Given information -
----
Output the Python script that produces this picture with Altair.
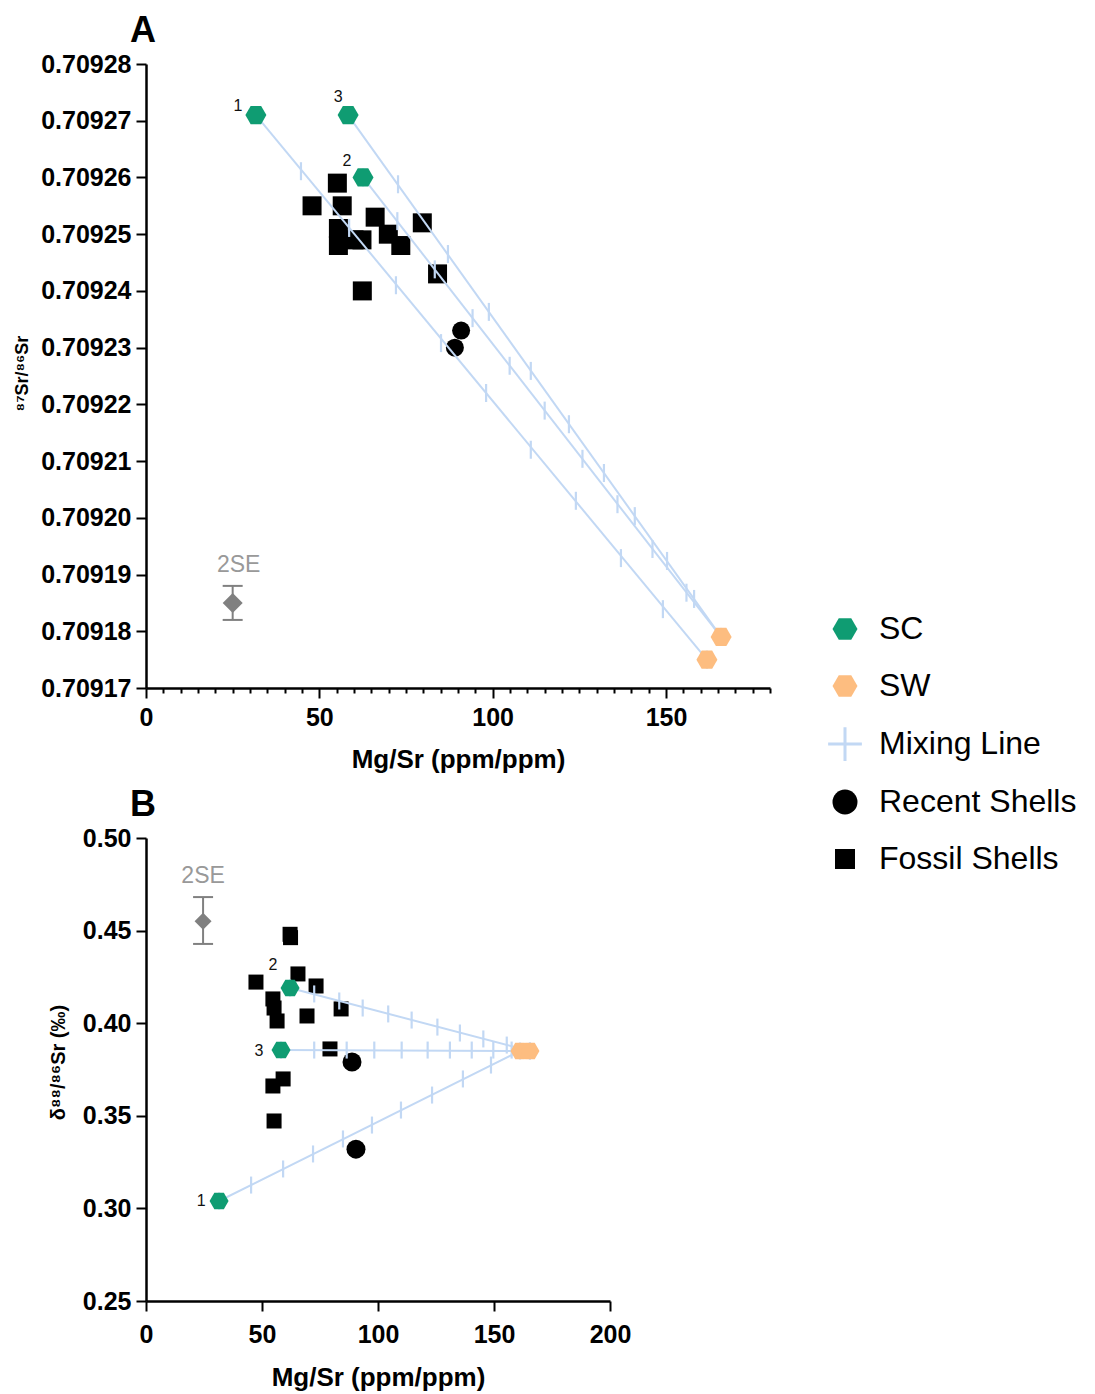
import altair as alt
import pandas as pd

FONT = "Liberation Sans"

# ---------------- Panel A (87Sr/86Sr vs Mg/Sr) ----------------
sc_labels = ["1", "2", "3"]
a_sc_x = [31.7, 62.6, 58.3]
a_sc_y = [0.709271, 0.709260, 0.709271]
a_sw_x = [161.8, 165.9]
a_sw_y = [0.709175, 0.709179]
mix_to_sw = [0, 1, 1]  # SW end-member each SC mixing line goes to

a_fossil_x = [55.2, 47.9, 56.6, 66.1, 79.7, 55.5, 55.5, 60.0, 62.3, 69.9, 73.5, 84.1, 62.4]
a_fossil_y = [0.709259, 0.709255, 0.709255, 0.709253, 0.709252, 0.709251, 0.709248,
              0.709249, 0.709249, 0.709250, 0.709248, 0.709243, 0.709240]
a_recent_x = [90.9, 89.1]
a_recent_y = [0.709233, 0.709230]

a_tick_x = [[44.7, 58.6, 72.1, 85.1, 98.1, 111.0, 124.0, 137.0, 149.1],
            [72.5, 83.3, 94.2, 104.9, 115.0, 125.9, 136.0, 146.1, 155.9],
            [72.7, 87.1, 98.9, 111.0, 122.0, 132.1, 141.0, 150.3, 158.1]]
a_tick_y = [[0.7092611, 0.7092511, 0.7092410, 0.7092308, 0.7092220, 0.7092120, 0.7092030, 0.7091929, 0.7091839],
            [0.7092523, 0.7092438, 0.7092352, 0.7092268, 0.7092189, 0.7092104, 0.7092024, 0.7091945, 0.7091868],
            [0.7092588, 0.7092465, 0.7092363, 0.7092259, 0.7092165, 0.7092079, 0.7092003, 0.7091924, 0.7091857]]

a_se = {"x": 25.0, "y": 0.709185, "lo": 0.709182, "hi": 0.709188}
a_x_ticks = [0, 5, 10, 15, 20, 25, 30, 35, 40, 45, 50, 55, 60, 65, 70, 75, 80, 85, 90,
             95, 100, 105, 110, 115, 120, 125, 130, 135, 140, 145, 150, 155, 160, 165,
             170, 175, 180]
a_y_ticks = [0.70917, 0.70918, 0.70919, 0.70920, 0.70921, 0.70922, 0.70923, 0.70924,
             0.70925, 0.70926, 0.70927, 0.70928]

# ---------------- Panel B (d88/86Sr vs Mg/Sr) ----------------
b_sc_x = [31.5, 62.1, 58.2]
b_sc_y = [0.304, 0.419, 0.3855]
b_sw_x = [161.2, 165.5]
b_sw_y = [0.385, 0.385]

b_fossil_x = [62.1, 62.3, 47.4, 65.5, 73.3, 54.7, 55.2, 56.5, 69.4, 84.1, 79.3, 59.1, 54.7, 55.2]
b_fossil_y = [0.448, 0.4462, 0.4222, 0.4266, 0.4201, 0.4131, 0.4082, 0.4012, 0.4039,
              0.4077, 0.3861, 0.3699, 0.3661, 0.3472]
b_recent_x = [88.8, 90.5]
b_recent_y = [0.379, 0.332]

b_tick_x = [[45.3, 59.1, 72.0, 84.9, 97.4, 109.9, 123.3, 136.6, 148.7],
            [72.5, 83.3, 93.4, 104.4, 114.5, 125.6, 135.3, 145.4, 155.5],
            [72.5, 86.5, 98.4, 110.2, 121.4, 131.0, 140.4, 149.7, 157.6]]
b_tick_y = [[0.3126, 0.3213, 0.3294, 0.3375, 0.3450, 0.3531, 0.3612, 0.3699, 0.3774],
            [0.4158, 0.4120, 0.4082, 0.4050, 0.4017, 0.3979, 0.3947, 0.3915, 0.3882],
            [0.3855, 0.3855, 0.3855, 0.3855, 0.3855, 0.3855, 0.3855, 0.3855, 0.3855]]

b_se = {"x": 24.6, "y": 0.455, "lo": 0.4428, "hi": 0.4681}
b_x_ticks = [0, 50, 100, 150, 200]
b_y_ticks = [0.25, 0.30, 0.35, 0.40, 0.45, 0.50]

# ---------------- styling ----------------
cats = ["SC", "SW", "Mixing Line", "Recent Shells", "Fossil Shells"]
cat_colors = ["#0f9c72", "#fdbd80", "#c2d8f4", "#000000", "#000000"]
HEX = "M-1,0L-0.5,-0.866L0.5,-0.866L1,0L0.5,0.866L-0.5,0.866Z"
PLUS = ("M-1.35,-0.12L-0.12,-0.12L-0.12,-1.35L0.12,-1.35L0.12,-0.12L1.35,-0.12L1.35,0.12"
        "L0.12,0.12L0.12,1.35L-0.12,1.35L-0.12,0.12L-1.35,0.12Z")
SQUARE = "M-0.8,-0.8L0.8,-0.8L0.8,0.8L-0.8,0.8Z"
BAR = "M0,-1L0,1"
cat_shapes = [HEX, HEX, PLUS, "circle", SQUARE]
MIX = "#c2d8f4"
GREY = "#808080"

legend = alt.Legend(title=None, orient="none", legendX=683, legendY=549,
                    labelFont=FONT, labelFontSize=32, labelColor="black", labelLimit=0,
                    symbolSize=625, symbolStrokeWidth=0, rowPadding=25,
                    labelOffset=18, padding=0)
color_enc = alt.Color("series:N", scale=alt.Scale(domain=cats, range=cat_colors), legend=legend)
shape_enc = alt.Shape("series:N", scale=alt.Scale(domain=cats, range=cat_shapes), legend=legend)


def build_panel(p):
    xs = alt.Scale(domain=p["xdom"], nice=False, zero=False)
    ys = alt.Scale(domain=p["ydom"], nice=False, zero=False)
    X = alt.X("x:Q", scale=xs, axis=p["xaxis"])
    Y = alt.Y("y:Q", scale=ys, axis=p["yaxis"])
    Ylo = alt.Y("lo:Q", scale=ys, axis=p["yaxis"])
    Yhi = alt.Y("hi:Q", scale=ys, axis=p["yaxis"])

    fossil = pd.DataFrame({"x": p["fossil_x"], "y": p["fossil_y"],
                           "series": ["Fossil Shells"] * len(p["fossil_x"])})
    recent = pd.DataFrame({"x": p["recent_x"], "y": p["recent_y"],
                           "series": ["Recent Shells"] * len(p["recent_x"])})
    ends = pd.DataFrame({"x": p["sc_x"] + p["sw_x"], "y": p["sc_y"] + p["sw_y"],
                         "series": ["SC"] * len(p["sc_x"]) + ["SW"] * len(p["sw_x"])})
    line_rows, tick_rows = [], []
    for i in range(len(p["sc_x"])):
        j = mix_to_sw[i]
        line_rows.append({"line": i, "order": 0, "x": p["sc_x"][i], "y": p["sc_y"][i]})
        line_rows.append({"line": i, "order": 1, "x": p["sw_x"][j], "y": p["sw_y"][j]})
        tick_rows.append({"x": p["sc_x"][i], "y": p["sc_y"][i]})
        tick_rows.append({"x": p["sw_x"][j], "y": p["sw_y"][j]})
        for tx, ty in zip(p["tick_x"][i], p["tick_y"][i]):
            tick_rows.append({"x": tx, "y": ty})
    lines = pd.DataFrame(line_rows)
    ticks = pd.DataFrame(tick_rows)
    se = pd.DataFrame([p["se"]])

    layers = []
    layers.append(alt.Chart(fossil).mark_point(filled=True, opacity=1, size=p["sq_size"], strokeWidth=0)
                  .encode(x=X, y=Y, color=color_enc, shape=shape_enc))
    layers.append(alt.Chart(recent).mark_point(filled=True, opacity=1, size=p["circ_size"], strokeWidth=0)
                  .encode(x=X, y=Y, color=color_enc, shape=shape_enc))
    layers.append(alt.Chart(lines).mark_line(color=MIX, strokeWidth=2)
                  .encode(x=X, y=Y, detail="line:N", order="order:Q"))
    layers.append(alt.Chart(ticks).mark_point(shape=BAR, filled=False, color=MIX, strokeWidth=2.2,
                                              opacity=1, size=p["bar_size"])
                  .encode(x=X, y=Y))
    layers.append(alt.Chart(ends).mark_point(filled=True, opacity=1, size=p["hex_size"], strokeWidth=0)
                  .encode(x=X, y=Y, color=color_enc, shape=shape_enc))
    for i, lab in enumerate(sc_labels):
        dfl = pd.DataFrame({"x": [p["sc_x"][i]], "y": [p["sc_y"][i]], "t": [lab]})
        dx, dy = p["lab_off"][i]
        layers.append(alt.Chart(dfl).mark_text(font=FONT, fontSize=16, color="#111111", dx=dx, dy=dy,
                                               align="center", baseline="middle")
                      .encode(x=X, y=Y, text="t:N"))
    # 2SE
    layers.append(alt.Chart(se).mark_rule(color=GREY, strokeWidth=2)
                  .encode(x=X, y=Ylo, y2="hi:Q"))
    layers.append(alt.Chart(se).mark_tick(color=GREY, thickness=2, size=20, orient="horizontal", opacity=1)
                  .encode(x=X, y=Ylo))
    layers.append(alt.Chart(se).mark_tick(color=GREY, thickness=2, size=20, orient="horizontal", opacity=1)
                  .encode(x=X, y=Yhi))
    layers.append(alt.Chart(se).mark_point(shape="diamond", filled=True, color=GREY, opacity=1,
                                           size=p["dia_size"], strokeWidth=0)
                  .encode(x=X, y=Y))
    layers.append(alt.Chart(se).mark_text(text="2SE", font=FONT, fontSize=23, color="#999999",
                                          dx=p["se_dx"], dy=-14, align="center", baseline="alphabetic")
                  .encode(x=X, y=Yhi))

    return alt.layer(*layers).properties(
        width=p["w"], height=p["h"],
        title=alt.Title(p["title"], anchor="start", frame="group", dx=-16, offset=p["toff"],
                        fontSize=36, fontWeight="bold", font=FONT, color="black"))


a_xaxis = alt.Axis(values=a_x_ticks, title="Mg/Sr (ppm/ppm)",
                   labelExpr="datum.value % 50 === 0 ? datum.label : ''",
                   tickSize={"condition": {"test": "datum.value % 50 === 0", "value": 10}, "value": 5},
                   labelOverlap=False, labelPadding=7, titlePadding=16)
a_yaxis = alt.Axis(values=a_y_ticks, format=".5f", title="⁸⁷Sr/⁸⁶Sr", titleFontSize=18,
                   titleX=-124, titleY=309, titleBaseline="middle", titleAngle=270)
b_xaxis = alt.Axis(values=b_x_ticks, title="Mg/Sr (ppm/ppm)", labelPadding=11, titlePadding=17)
b_yaxis = alt.Axis(values=b_y_ticks, format=".2f", title="δ⁸⁸/⁸⁶Sr (‰)", titleFontSize=20,
                   titleX=-88, titleY=224, titleBaseline="middle", titleAngle=270)

panel_a = build_panel(dict(
    sc_x=a_sc_x, sc_y=a_sc_y, sw_x=a_sw_x, sw_y=a_sw_y, fossil_x=a_fossil_x, fossil_y=a_fossil_y,
    recent_x=a_recent_x, recent_y=a_recent_y, tick_x=a_tick_x, tick_y=a_tick_y, se=a_se,
    xdom=[0, 180], ydom=[0.70917, 0.70928], xaxis=a_xaxis, yaxis=a_yaxis,
    sq_size=564, circ_size=324, hex_size=441, bar_size=324, dia_size=400, se_dx=6,
    lab_off=[(-18, -9), (-16, -16), (-10, -18)], w=624, h=624, title="A", toff=2))

panel_b = build_panel(dict(
    sc_x=b_sc_x, sc_y=b_sc_y, sw_x=b_sw_x, sw_y=b_sw_y, fossil_x=b_fossil_x, fossil_y=b_fossil_y,
    recent_x=b_recent_x, recent_y=b_recent_y, tick_x=b_tick_x, tick_y=b_tick_y, se=b_se,
    xdom=[0, 200], ydom=[0.25, 0.50], xaxis=b_xaxis, yaxis=b_yaxis,
    sq_size=352, circ_size=361, hex_size=361, bar_size=289, dia_size=289, se_dx=0,
    lab_off=[(-18, 0), (-17, -23), (-22, 1)], w=464, h=463, title="B", toff=2))

chart = alt.vconcat(panel_a, panel_b, spacing=150, bounds="flush").resolve_scale(
    color="shared", shape="shared").properties(
    padding={"left": 5, "top": 5, "right": 5, "bottom": 5}
).configure_view(stroke=None).configure_axis(
    domainColor="black", domainWidth=2.5, tickColor="black", tickWidth=2, tickSize=10,
    labelFont=FONT, labelFontSize=25, labelFontWeight="bold", labelColor="black",
    titleFont=FONT, titleFontSize=26, titleFontWeight="bold", titleColor="black",
    grid=False, labelPadding=5, labelFlush=False
)

chart.save("out.html", embed_options={"renderer": "svg", "actions": False})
----
Repeat, word for word and with no pictures, only the lines running from the beginning of the data to the line that contains "b_sw_y = [0.385, 0.385]".

Complete output -
Output the Python script that produces this picture with Altair.
import altair as alt
import pandas as pd

FONT = "Liberation Sans"

# ---------------- Panel A (87Sr/86Sr vs Mg/Sr) ----------------
sc_labels = ["1", "2", "3"]
a_sc_x = [31.7, 62.6, 58.3]
a_sc_y = [0.709271, 0.709260, 0.709271]
a_sw_x = [161.8, 165.9]
a_sw_y = [0.709175, 0.709179]
mix_to_sw = [0, 1, 1]  # SW end-member each SC mixing line goes to

a_fossil_x = [55.2, 47.9, 56.6, 66.1, 79.7, 55.5, 55.5, 60.0, 62.3, 69.9, 73.5, 84.1, 62.4]
a_fossil_y = [0.709259, 0.709255, 0.709255, 0.709253, 0.709252, 0.709251, 0.709248,
              0.709249, 0.709249, 0.709250, 0.709248, 0.709243, 0.709240]
a_recent_x = [90.9, 89.1]
a_recent_y = [0.709233, 0.709230]

a_tick_x = [[44.7, 58.6, 72.1, 85.1, 98.1, 111.0, 124.0, 137.0, 149.1],
            [72.5, 83.3, 94.2, 104.9, 115.0, 125.9, 136.0, 146.1, 155.9],
            [72.7, 87.1, 98.9, 111.0, 122.0, 132.1, 141.0, 150.3, 158.1]]
a_tick_y = [[0.7092611, 0.7092511, 0.7092410, 0.7092308, 0.7092220, 0.7092120, 0.7092030, 0.7091929, 0.7091839],
            [0.7092523, 0.7092438, 0.7092352, 0.7092268, 0.7092189, 0.7092104, 0.7092024, 0.7091945, 0.7091868],
            [0.7092588, 0.7092465, 0.7092363, 0.7092259, 0.7092165, 0.7092079, 0.7092003, 0.7091924, 0.7091857]]

a_se = {"x": 25.0, "y": 0.709185, "lo": 0.709182, "hi": 0.709188}
a_x_ticks = [0, 5, 10, 15, 20, 25, 30, 35, 40, 45, 50, 55, 60, 65, 70, 75, 80, 85, 90,
             95, 100, 105, 110, 115, 120, 125, 130, 135, 140, 145, 150, 155, 160, 165,
             170, 175, 180]
a_y_ticks = [0.70917, 0.70918, 0.70919, 0.70920, 0.70921, 0.70922, 0.70923, 0.70924,
             0.70925, 0.70926, 0.70927, 0.70928]

# ---------------- Panel B (d88/86Sr vs Mg/Sr) ----------------
b_sc_x = [31.5, 62.1, 58.2]
b_sc_y = [0.304, 0.419, 0.3855]
b_sw_x = [161.2, 165.5]
b_sw_y = [0.385, 0.385]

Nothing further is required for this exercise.